Le passage à un régime de change plus flexible continue d’attiser les craintes des opérateurs économiques, particulièrement ceux qui opèrent régulièrement dans l’import-export. Les rencontres régionales organisées par certaines banques ont démontré que de nombreuses entreprises, surtout les PME, n’ont pas une connaissance suffisante en matière de gestion du risque de change. Des experts du monde de la finance nous livrent quelques pistes permettant aux entreprises de préserver leur marge commerciale des effets de la volatilité des cours de change.
Change à terme
Le change à terme est l’une des solutions permettant à un importateur ou exportateur de se protéger contre les fluctuations de la devise, fait-savoir Abdelouahed El Jay, économiste et ancien directeur à Bank Al-Maghrib. Cet instrument de couverture, proposé par les banques, permet à l’entreprise de déterminer immédiatement le cours d’achat de ses devises pour un règlement ultérieur. Ainsi, «un opérateur devant régler une facture dans trois mois peut conclure immédiatement un contrat à terme prévoyant un taux de change préétabli en monnaie étrangère à une date ultérieure», explique El Jay. En fixant avec la banque le cours qui sera appliqué à l’échéance, l’entreprise pourra ainsi minimiser les risques de change. Il s’agit en fait d’un contrat irréversible.
Cela dit, «le cours qui sera appliqué lors de l’achat de la devise sera celui sur lequel l’opérateur et la banque se sont mis d’accord lors de la conclusion du contrat quelle que soit la situation du marché», précise El Jay. Autrement dit, l’opérateur ne pourra pas réclamer la révision du taux préétabli si la valeur du dirham s’est appréciée au moment du règlement.
Options sur devises
Les options sur devises sont un autre outil qui peut permettre à une entreprise d’atténuer le risque de transaction. Ces options lui donnent le droit d’acheter ou de vendre à une date ultérieure des devises à un taux de change préétabli. L’opérateur a le choix entre le taux proposé lors de l’achat de l’option et le cours du marché. Abdelouahed El Jay cite l’exemple d’une entreprise qui achète une option lui donnant le droit d’acter un dollar américain à 9,8 dirhams dans trois mois. Si, à ce moment, le cours du marché est à 10 DH, elle peut abandonner l’option en faveur du taux appliqué sur le marché. Les options sur devises ne l’obligent donc pas à vendre ou à acheter des devises contrairement aux contrats à terme. Pour bénéficier de ce choix, il faut verser une prime qui ne pourra pas être récupérée si l’entreprise opte pour le cours du marché au lieu du taux de change préétabli.
Comptes en devises
D’autres instruments de couverture sont préconisés, à l’instar de l’utilisation des comptes en devises.

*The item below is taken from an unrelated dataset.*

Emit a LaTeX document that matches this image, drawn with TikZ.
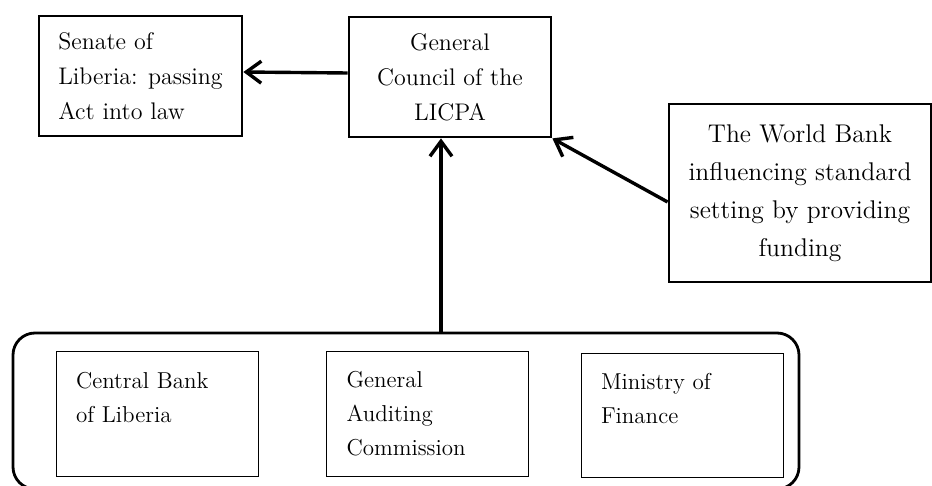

Aujourd’hui encore, la majorité des opérateurs dispose de comptes en dirhams convertibles. En basculant vers des comptes en devises, les opérateurs, en l’occurrence ceux dont l’activité dépend des marchés extérieurs, pourront éviter le risque de change. Techniquement, le montant de l’opération va être facturé sur ce compte en devises. Il n’y aura donc aucune opération de change. D’autant que les comptes en devises permettent à l’entreprise d’économiser le paiement de la commission des changes sur ses achats et ventes de devises contre le dirham.
Processus opérationnel
Pour se protéger des fluctuations, Abdelmalek Mouatadid, directeur des marchés de la BCP, appelle les entreprises à mieux maîtriser leur processus opérationnel et à connaître à quel moment le risque de change doit être couvert (à la facturation, à la passation de la commande ou à la réception). Le suivi du marché pour connaître son évolution et ses perspectives s’impose aussi. Pour Mouatadid, ce n’est qu’en adoptant cette démarche qu’on pourrait bien choisir son instrument de couverture. Il propose aussi aux importateurs de mieux négocier le mode de règlement de leurs factures. A titre d’exemple, ces opérateurs peuvent négocier une partie en euros et une autre en dollars. Cela permettra de compenser toute évolution défavorable de l’euro par une évolution favorable du dollar et vice versa. Dès lors, l’opérateur doit acheter les deux devises en même temps.
Swap
Les experts joints par Al Bayane mettent en avant un autre instrument : le recours au swap qui peut aider les entreprises à faire correspondre les dates des entrées et sorties de devises. Cette mesure consiste à conclure un accord avec une autre partie pour échanger des flux d’intérêts fixes contre des flux variables, en général dans la même devise. Dans ce schéma, les deux parties s’engagent à effectuer régulièrement des paiements correspondants aux intérêts mutuels, ainsi qu’à se rendre le montant échangé à une échéance déterminée.